Oh, wait--they don't. And then when the pledgers do have sex, they're so crippled by the thought of sinnin' that they're less likely to use birth control.

Predictably, where Christ goes, cash follows and the popularity of these incest-undertoned events has spawned an entire chastity market. You can buy hymen--I'm sorry, "unblossomed rose"--rings that are more vulva-liscious than anything Georgia O'Keefe ever painted. If you want to get your toddler on the road to vaginal lockdown early, toss a stuffed cat wearing an "I [heart] Chastity" t-shirt into her playpen. Your rocker daughter have you worried about her virtue? Replace all her Gibson picks with "Stand True" gee-tar picks and her thongs with snazzy granny panties emblazoned with the slogan, "Virginity Lane: Exit When Married" from a company called Wait Wear. (No, I'm not kidding.)
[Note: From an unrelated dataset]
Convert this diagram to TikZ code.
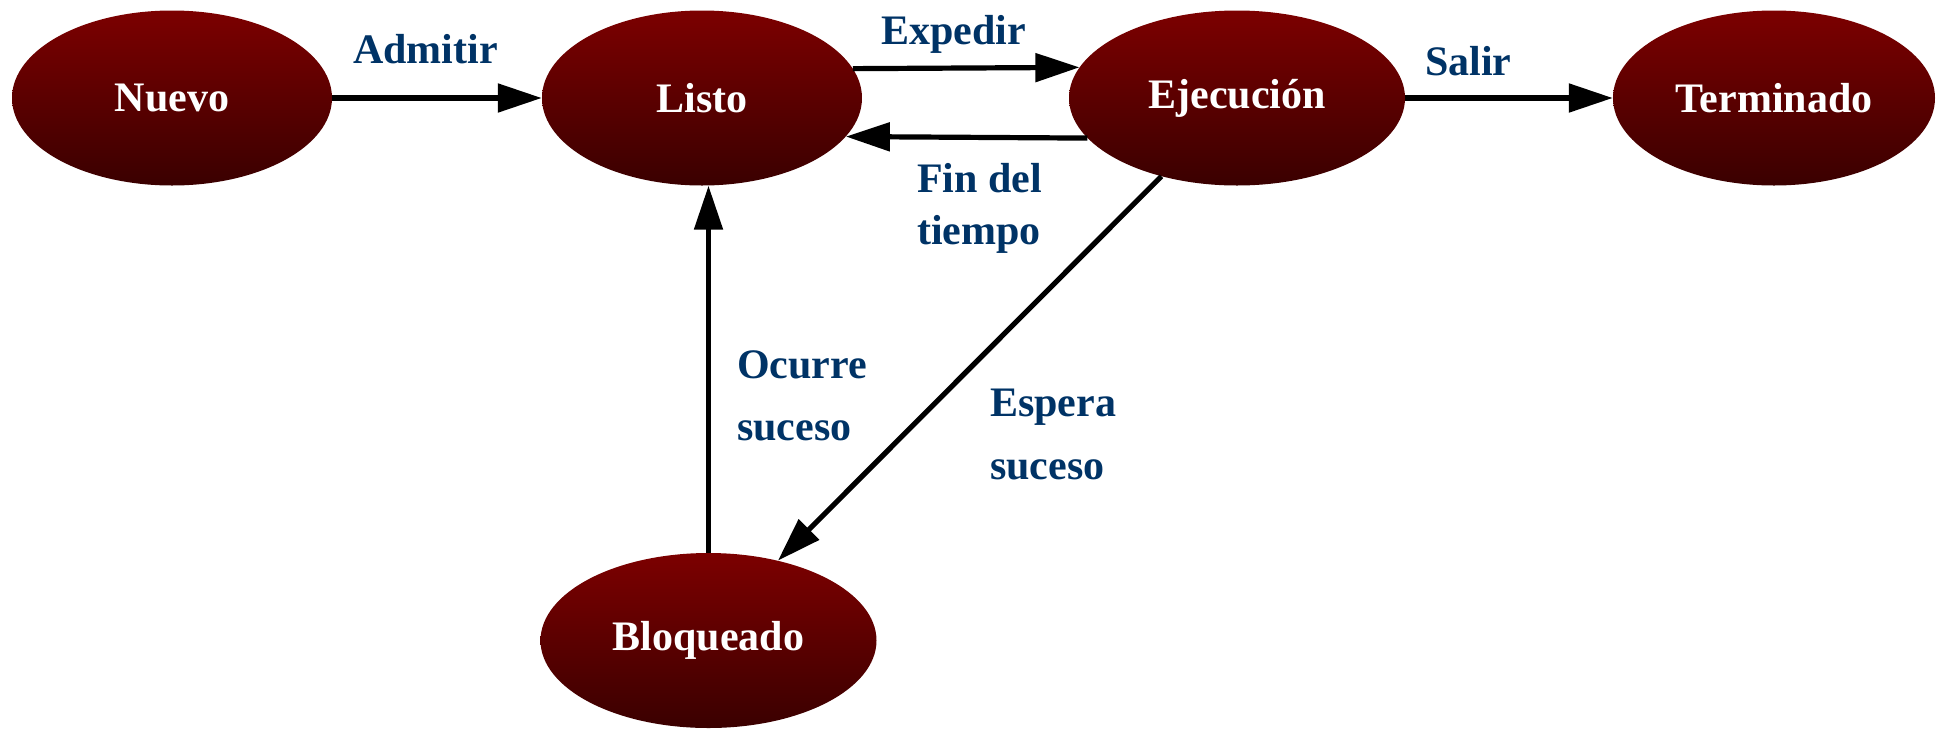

While I'm all for waiting until you're mature enough to handle sex (and birth control, please), I'd guess that few hours spent watching "16 and Pregnant" would be a far more convincing way to put kids off the sex, with none of the icky marrying-Dad creep factor. Hell, if that show had been on when I was a kid, I'd probably still be a virgin.

*That teenage boys are nowhere to be found in these virginity campaigns is fodder for another blog post, another day.